Following up on Jon’s post on copying and pasting data directly into Tableau, I just wanted to add, that you can do that with the data you already have in Tableau. Wait a minute, but why would I paste the data I already have in Tableau? In some cases, which I’ll discuss, it may save you some time. Perhaps it’s not the best approach but if it’s a one-off and you don’t want to faff around with data, it may be useful.
Let’s have a look at a situation, this could be (and actually was) applied to.

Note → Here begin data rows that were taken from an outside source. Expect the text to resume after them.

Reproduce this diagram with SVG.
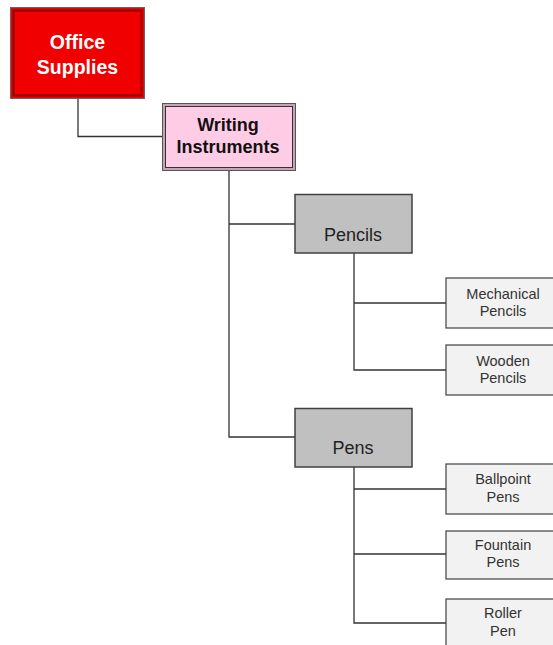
<svg xmlns="http://www.w3.org/2000/svg" width="553" height="645" viewBox="0 0 553 645">
<style>
.t{font-family:"Liberation Sans",Arial,sans-serif;text-anchor:middle}
.b{font-weight:bold}
.mid{fill:#C0C0C0;stroke:#404040;stroke-width:1.5}
.leaf{fill:#F2F2F2;stroke:#404040;stroke-width:1.2}
.lt{font-size:14.5px;fill:#333}
.c{fill:none;stroke:#333;stroke-width:1.3}
</style>
<rect width="553" height="645" fill="#fff"/>
<g id="connectors">
<polyline class="c" points="78,98 78,136.5 163,136.5"/>
<polyline class="c" points="229,171 229,437 295,437"/>
<line class="c" x1="229" y1="224" x2="295" y2="224"/>
<polyline class="c" points="354,253 354,370 446,370"/>
<line class="c" x1="354" y1="303" x2="446" y2="303"/>
<polyline class="c" points="354,467 354,623 446,623"/>
<line class="c" x1="354" y1="489" x2="446" y2="489"/>
<line class="c" x1="354" y1="554" x2="446" y2="554"/>
</g>
<g id="office-supplies">
<rect x="10.5" y="7.5" width="134" height="91" fill="#F00000" stroke="#666" stroke-width="1"/>
<rect x="13.5" y="10.5" width="128" height="85" fill="#F00000" stroke="#8B0000" stroke-width="2"/>
<text class="t b" x="77.5" y="49" font-size="19.5" fill="#FFFFFF">Office</text>
<text class="t b" x="77.5" y="74" font-size="19.5" fill="#FFFFFF">Supplies</text>
</g>
<g id="writing-instruments">
<rect x="162.5" y="103.5" width="133" height="67" fill="#C9A3B4" stroke="#555" stroke-width="1"/>
<rect x="165.5" y="106.5" width="127" height="61" fill="#FFCCE6" stroke="#333" stroke-width="1"/>
<text class="t b" x="228" y="131" font-size="18" fill="#111">Writing</text>
<text class="t b" x="228" y="153" font-size="18" fill="#111">Instruments</text>
</g>
<g id="pencils">
<rect class="mid" x="295" y="194.5" width="117" height="58.5"/>
<text class="t" x="353" y="241" font-size="18" fill="#222">Pencils</text>
</g>
<g id="mechanical-pencils">
<rect class="leaf" x="446" y="278" width="117" height="50"/>
<text class="t lt" x="503" y="299">Mechanical</text>
<text class="t lt" x="503" y="316">Pencils</text>
</g>
<g id="wooden-pencils">
<rect class="leaf" x="446" y="345" width="117" height="50"/>
<text class="t lt" x="503" y="366">Wooden</text>
<text class="t lt" x="503" y="383">Pencils</text>
</g>
<g id="pens">
<rect class="mid" x="295" y="408.5" width="117" height="58.5"/>
<text class="t" x="353" y="454" font-size="18" fill="#222">Pens</text>
</g>
<g id="ballpoint-pens">
<rect class="leaf" x="446" y="464" width="117" height="50"/>
<text class="t lt" x="503" y="484">Ballpoint</text>
<text class="t lt" x="503" y="502">Pens</text>
</g>
<g id="fountain-pens">
<rect class="leaf" x="446" y="531" width="117" height="48"/>
<text class="t lt" x="503" y="550">Fountain</text>
<text class="t lt" x="503" y="567">Pens</text>
</g>
<g id="roller-pen">
<rect class="leaf" x="446" y="599" width="117" height="50"/>
<text class="t lt" x="503" y="618">Roller</text>
<text class="t lt" x="503" y="636">Pen</text>
</g>
</svg>
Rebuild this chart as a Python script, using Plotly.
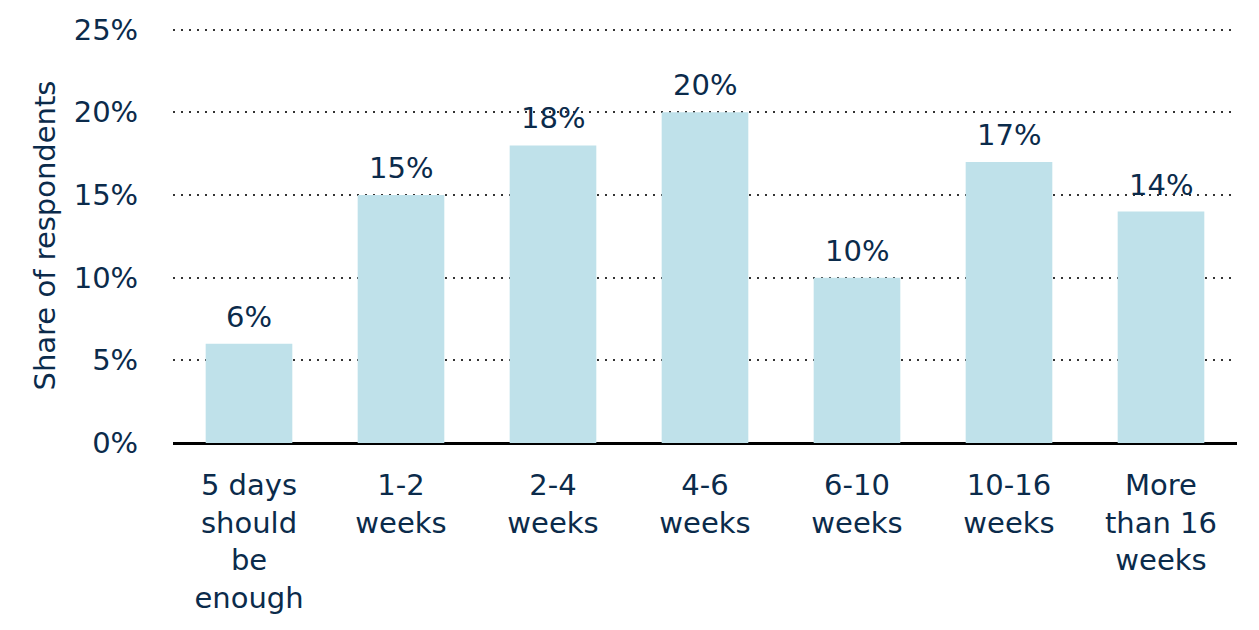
import plotly.graph_objects as go

categories = ["5 days<br>should<br>be<br>enough", "1-2<br>weeks", "2-4<br>weeks", "4-6<br>weeks",
              "6-10<br>weeks", "10-16<br>weeks", "More<br>than 16<br>weeks"]
values = [6, 15, 18, 20, 10, 17, 14]
y_ticks = [0, 5, 10, 15, 20, 25]
y_tick_labels = ["0%", "5%", "10%", "15%", "20%", "25%"]

TXT = "#0B2B4B"
FONT = "DejaVu Sans"
FS = 29

fig = go.Figure(go.Bar(
    x=categories, y=values,
    marker=dict(color="#BFE1EA", line=dict(width=0)),
    cliponaxis=False,
))

for c, v in zip(categories, values):
    fig.add_annotation(x=c, y=v, text=f"{v}%", showarrow=False,
                       xanchor="center", yanchor="bottom", yshift=8,
                       font=dict(family=FONT, size=FS, color=TXT))

fig.update_layout(
    width=1259, height=630,
    margin=dict(l=165, r=30, t=20, b=195),
    paper_bgcolor="white", plot_bgcolor="white",
    bargap=0.43,
    showlegend=False,
    font=dict(family=FONT, size=FS, color=TXT),
    xaxis=dict(
        automargin=False,
        showgrid=False, showline=False, zeroline=False,
        ticks="outside", ticklen=16, tickcolor="rgba(0,0,0,0)",
        tickfont=dict(family=FONT, size=FS, color=TXT),
    ),
    yaxis=dict(
        automargin=False,
        range=[0, 25.1], tickvals=y_ticks, ticktext=y_tick_labels,
        showgrid=True, gridcolor="#333333", griddash="2px,6px", gridwidth=2,
        zeroline=True, zerolinecolor="black", zerolinewidth=3,
        showline=False,
        ticks="outside", ticklen=28, tickcolor="rgba(0,0,0,0)",
        tickfont=dict(family=FONT, size=FS, color=TXT),
        title=dict(text="Share of respondents", font=dict(family=FONT, size=FS, color=TXT), standoff=9),
    ),
)

fig.write_html("out.html")
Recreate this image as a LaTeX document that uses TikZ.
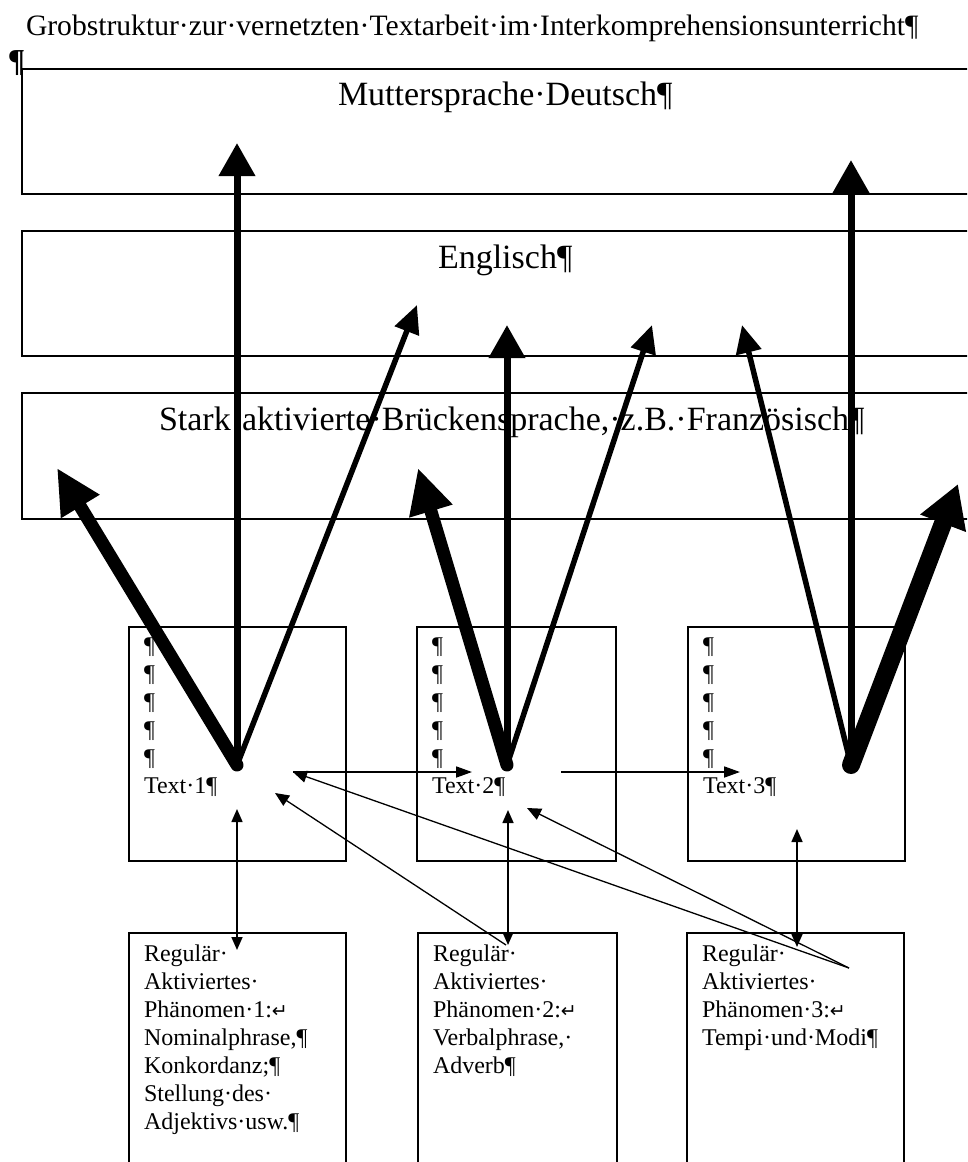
\documentclass[tikz,border=0pt]{standalone}
\usepackage{fontspec}
\setmainfont{Liberation Serif}
\newfontfamily\symfont{DejaVu Sans}
\usetikzlibrary{arrows.meta,calc}
\newcommand\retmark{{\symfont\fontsize{19}{19}\selectfont ↵}}
\begin{document}
\begin{tikzpicture}[x=1pt,y=-1pt,
  every node/.style={inner sep=0pt, outer sep=0pt},
  frame/.style={draw, line width=1.5pt, anchor=north west},
  bigtxt/.style={font=\fontsize{34}{40}\selectfont, anchor=base west},
  titletxt/.style={font=\fontsize{29.6}{36}\selectfont, anchor=base west},
  smalltxt/.style={font=\fontsize{24}{28}\selectfont, anchor=base west},
  vthick/.style={line width=7pt, line cap=round, -{Triangle[length=33pt,width=35pt]}},
  dthick/.style={line width=5.5pt, line cap=round, -{Triangle[length=28pt,width=25pt]}},
  heavy/.style={line width=13pt, line cap=round, -{Triangle[length=45pt,width=42pt]}},
  heavier/.style={line width=18pt, line cap=round, -{Triangle[length=42pt,width=46pt]}},
  thinarr/.style={line width=1.8pt, -{Triangle[length=16pt,width=11pt]}},
  hairarr/.style={line width=1.3pt, -{Triangle[length=14pt,width=12pt]}},
  dblarr/.style={line width=1.6pt, {Triangle[length=13pt,width=11pt]}-{Triangle[length=13pt,width=11pt]}},
]
\useasboundingbox (0,0) rectangle (967,1162);
\clip (0,0) rectangle (967,1162);

% title
\node[titletxt] (title) at (26,35) {Grobstruktur·zur·vernetzten·Textarbeit·im·Interkomprehensionsunterricht¶};
\node[font=\bfseries\fontsize{32}{36}\selectfont, anchor=base west] (pil) at (8,71) {¶};

% language bands
\node[frame, minimum width=968pt, minimum height=125pt] (mut) at (22,69) {};
\node[frame, minimum width=968pt, minimum height=125pt] (eng) at (22,231) {};
\node[frame, minimum width=968pt, minimum height=126pt] (fra) at (22,393) {};
\node[bigtxt] (mutlbl) at (338,105) {Muttersprache·Deutsch¶};
\node[bigtxt] (englbl) at (438,268) {Englisch¶};
\node[bigtxt] (fralbl) at (159,430) {Stark·aktivierte·Brückensprache,·z.B.·Französisch¶};

% text boxes
\node[frame, minimum width=217pt, minimum height=234pt] (t1) at (129,627) {};
\node[frame, minimum width=199pt, minimum height=234pt] (t2) at (417,627) {};
\node[frame, minimum width=217pt, minimum height=234pt] (t3) at (688,627) {};
\foreach \b/\n in {t1/1,t2/2,t3/3}{
  \foreach \k in {0,...,4}{
    \node[smalltxt] (\b-p\k) at ($(\b.north west)+(15,26+28*\k)$) {¶};
  }
  \node[smalltxt] (\b-lbl) at ($(\b.north west)+(15,166)$) {Text·\n¶};
}

% phenomenon boxes
\node[frame, minimum width=217pt, minimum height=260pt] (p1) at (129,933) {};
\node[frame, minimum width=199pt, minimum height=260pt] (p2) at (418,933) {};
\node[frame, minimum width=217pt, minimum height=260pt] (p3) at (687,933) {};
\foreach \t [count=\i from 0] in {Regulär·,Aktiviertes·,Phänomen·1:\retmark,{Nominalphrase,¶},{Konkordanz;¶},Stellung·des·,{Adjektivs·usw.¶}}{
  \node[smalltxt] (p1-l\i) at ($(p1.north west)+(15,28+28*\i)$) {\t};
}
\foreach \t [count=\i from 0] in {Regulär·,Aktiviertes·,Phänomen·2:\retmark,{Verbalphrase,·},Adverb¶}{
  \node[smalltxt] (p2-l\i) at ($(p2.north west)+(15,28+28*\i)$) {\t};
}
\foreach \t [count=\i from 0] in {Regulär·,Aktiviertes·,Phänomen·3:\retmark,Tempi·und·Modi¶}{
  \node[smalltxt] (p3-l\i) at ($(p3.north west)+(15,28+28*\i)$) {\t};
}

% arrow end points
\coordinate (a1) at (237,765);
\coordinate (a2) at (507,765);
\coordinate (a3) at (851,765);
\coordinate (m1) at (237,143);
\coordinate (m3) at (851,160);
\coordinate (e1) at (417,305);
\coordinate (e2v) at (507,325);
\coordinate (e2r) at (652,325);
\coordinate (e3) at (742,325);
\coordinate (f1) at (57,468);
\coordinate (f2) at (418,468);
\coordinate (f3) at (958,484);

% thick arrows
\draw[heavy] (a1) -- (f1);
\draw[vthick] (a1) -- (m1);
\draw[dthick] (a1) -- (e1);
\draw[heavy] (a2) -- (f2);
\draw[vthick] (a2) -- (e2v);
\draw[dthick] (a2) -- (e2r);
\draw[dthick] (a3) -- (e3);
\draw[vthick] (a3) -- (m3);
\draw[heavier] (a3) -- (f3);

% thin arrows
\coordinate (h1s) at (293,772);
\coordinate (h1e) at (472,772);
\coordinate (h2s) at (561,772);
\coordinate (h2e) at (740,772);
\draw[thinarr] (h1s) -- (h1e);
\draw[thinarr] (h2s) -- (h2e);

\coordinate (v1t) at (237,809); \coordinate (v1b) at (237,950);
\coordinate (v2t) at (508,810); \coordinate (v2b) at (508,945);
\coordinate (v3t) at (797,829); \coordinate (v3b) at (797,947);
\draw[dblarr] (v1t) -- (v1b);
\draw[dblarr] (v2t) -- (v2b);
\draw[dblarr] (v3t) -- (v3b);

\coordinate (d1s) at (506,945);
\coordinate (d1e) at (275,793);
\coordinate (d23s) at (849,968);
\coordinate (d2e) at (527,808);
\draw[hairarr] (d1s) -- (d1e);
\draw[hairarr] (d23s) -- (d2e);
\draw[hairarr] (d23s) -- (h1s);
\end{tikzpicture}
\end{document}
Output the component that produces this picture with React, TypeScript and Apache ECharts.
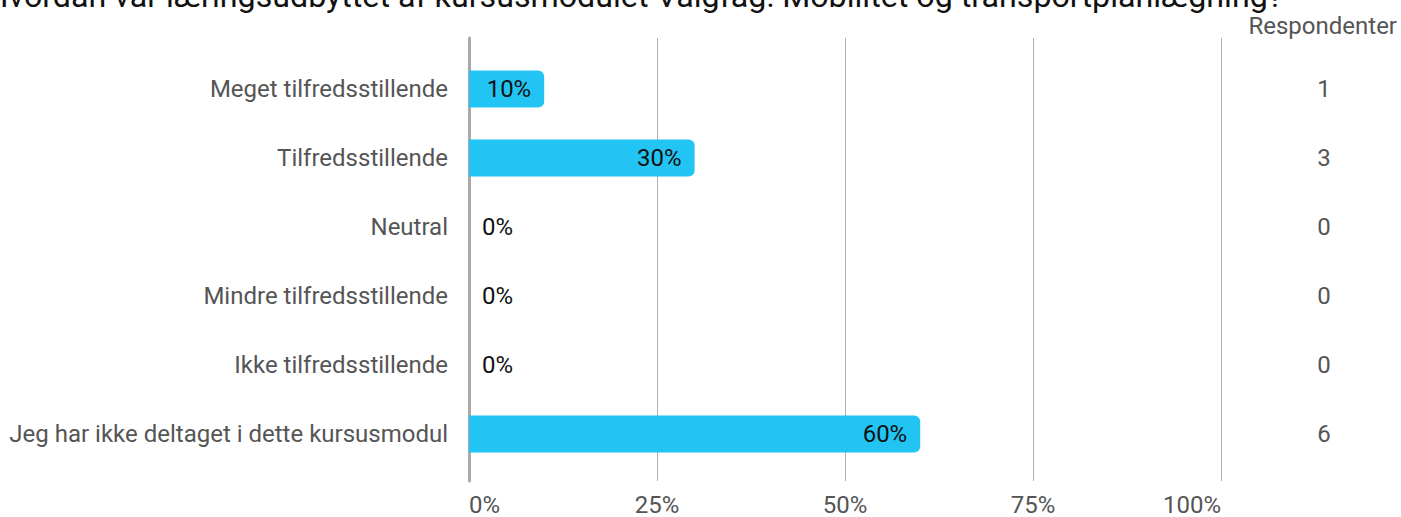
import React, { useEffect, useRef } from "react";
import * as echarts from "echarts";

const titleText =
  "Hvordan var læringsudbyttet af kursusmodulet Valgfag: Mobilitet og transportplanlægning?";
const categories = [
  "Meget tilfredsstillende",
  "Tilfredsstillende",
  "Neutral",
  "Mindre tilfredsstillende",
  "Ikke tilfredsstillende",
  "Jeg har ikke deltaget i dette kursusmodul",
];
const percentages = [10, 30, 0, 0, 0, 60];
const respondents = [1, 3, 0, 0, 0, 6];
const xTicks = [0, 25, 50, 75, 100];
const countHeader = "Respondenter";

const FONT = "Roboto, 'Noto Sans', sans-serif";

export default function App() {
  const ref = useRef<HTMLDivElement>(null);
  useEffect(() => {
    if (!ref.current) return;
    const chart = echarts.init(ref.current, null, { renderer: "svg" });
    const gridLeft = 469;
    const gridRight = 180;
    chart.setOption({
      animation: false,
      textStyle: { fontFamily: FONT },
      grid: [
        { left: gridLeft, right: gridRight, top: 38, bottom: 34 },
        { left: gridLeft, right: gridRight, top: 54.5, bottom: 48.5 },
      ],
      xAxis: [
        {
          gridIndex: 0,
          type: "value",
          min: xTicks[0],
          max: xTicks[xTicks.length - 1],
          interval: xTicks[1] - xTicks[0],
          axisLine: { show: false },
          axisTick: { show: false },
          splitLine: { show: true, lineStyle: { color: "#b0b0b0", width: 1 } },
          axisLabel: {
            formatter: "{value}%",
            color: "#555555",
            fontSize: 24,
            fontFamily: FONT,
            margin: 12,
            alignMinLabel: "left",
            alignMaxLabel: "right",
          },
        },
        {
          gridIndex: 1,
          type: "value",
          min: 0,
          max: 100,
          show: false,
        },
      ],
      yAxis: [
        {
          gridIndex: 0,
          type: "value",
          min: 0,
          max: 1,
          axisLine: { show: true, lineStyle: { color: "#a9a9a9", width: 3 } },
          axisTick: { show: false },
          axisLabel: { show: false },
          splitLine: { show: false },
        },
        {
          gridIndex: 1,
          type: "category",
          inverse: true,
          data: categories,
          axisLine: { show: false },
          axisTick: { show: false },
          splitLine: { show: false },
          axisLabel: {
            color: "#555555",
            fontSize: 24,
            fontFamily: FONT,
            margin: 21,
          },
        },
        {
          gridIndex: 1,
          type: "category",
          inverse: true,
          position: "right",
          data: respondents.map(String),
          axisLine: { show: false },
          axisTick: { show: false },
          splitLine: { show: false },
          axisLabel: {
            color: "#555555",
            fontSize: 24,
            fontFamily: FONT,
            margin: 103,
            align: "center",
          },
        },
      ],
      series: [
        {
          type: "bar",
          xAxisIndex: 1,
          yAxisIndex: 1,
          barWidth: 37,
          itemStyle: { color: "#22c4f3", borderRadius: [0, 6, 6, 0] },
          data: percentages.map((v) => ({
            value: v,
            label: {
              show: true,
              position: v === 0 ? "right" : "insideRight",
              distance: 13,
              formatter: "{c}%",
              color: "#111111",
              fontSize: 24,
              fontFamily: FONT,
            },
          })),
        },
      ],
      graphic: [
        {
          type: "text",
          right: 118,
          top: -20,
          style: {
            text: titleText,
            fill: "#111111",
            fontSize: 32.2,
            fontFamily: FONT,
          },
        },
        {
          type: "text",
          right: 4,
          top: 14,
          style: {
            text: countHeader,
            fill: "#555555",
            fontSize: 24,
            fontFamily: FONT,
          },
        },
      ],
    });
    return () => chart.dispose();
  }, []);
  return <div ref={ref} style={{ width: 1401, height: 517, position: "absolute", left: 0, top: 0 }} />;
}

I chose this dataset because I had taken part in that survey so I knew more or less what was in it and I was just curious about the results. There were 50 questions total and some of them had multiple parts, number of which easily reached double figures. As some of the questions were multiple choice, all of the parts of a question were saved as separate fields. In the end there were over 400 fields (columns) and many were referring to the same questions.
This wasn’t that much of a problem in simple questions, but I wanted to show the popularity of specific media platform with highlighting of top 5 positions. It turned out I didn’t quite know how to build a calculation that would deal with 20 or so fields. Or maybe I was just lazy. Either way, I decided I needed to do something about it.
I think I might have researched the problem and I’m very sorry but I simply don’t remember how I got across the concept of copying part of your own dataset to solve it. Thus, I can’t give appropriate acknowledgement to the author of the idea.
To understand the situation, here’s what my view looked like originally:
You can see at the top that I already have two datasets, one of which is from a clipboard. This is because I used that trick already to get the visualisation I wanted. Notice how many measures are there on the measures shelf. TWENTY. Who wants to take care of that many measures when they all relate to the same question?
Here’s what you want to do.
- Right-click on on any value in the view and hit ‘Select All’.
- ctrl+c (or mac equivalent) to copy.
- Go to a new sheet and ctrl+p to paste your data.
Simple, isn’t it?
The measures shelf disappears. A new data source is showing up that seems to be named as ‘Clipboard_yyyymmdd_T_hhmmss’. The names of the fields are also automatically saved as ‘Measure Names’ and ‘Measure Values’. Not ideal, could make things a bit confusing. And there’s also this blank space.
To deal with these, you can also continue with the following steps:
4. Change the name of the data source (right-click on its name and hit ‘Rename’). Use something informative so that later you know what that is.
5. Rename the fields to make sense (right-click on its name and hit ‘Rename’ or select the field and hit F2 on Windows). I used ‘Media’ instead of ‘Measure Names’ and ‘Media popularity’ instead of ‘Measure Values’.
6. Exclude the empty value. (right-click on the empty row and hit ‘Exclude’. I’m not sure why does it come up, but I assume it has something to do with selection and whitespace characters. Anyway, it doesn’t really bother me that much.)
There you go! You have a simplified version of your data that you can play with further:
There are a few problems with this approach. Firstly, I highly doubt it’s the best practice. Second, it doesn’t update, so if you want to use some filters on the data, it won’t work for you. This holds also, if it should update based on new data (Live connection). I assume there are more problems with it, but there are some positives too.
If the viz is a one-off kind of story, than this trick solves your problem in a rather quick way. For a static visualisation and a summary view, it will work.
Having said that, I thought I was creating a one-time viz and then I had to improve it during our first project at DS. I could have expected that, but it slipped my mind. I’m looking forward (kind of) to a session on survey data so that I can learn how to properly deal with the data set that I had. Look out for a blog post, because there will definitely be one.
In summary, this trick may be useful in some situations but it may be the case of dangers outweighing benefits. In other words, do it at your own risk.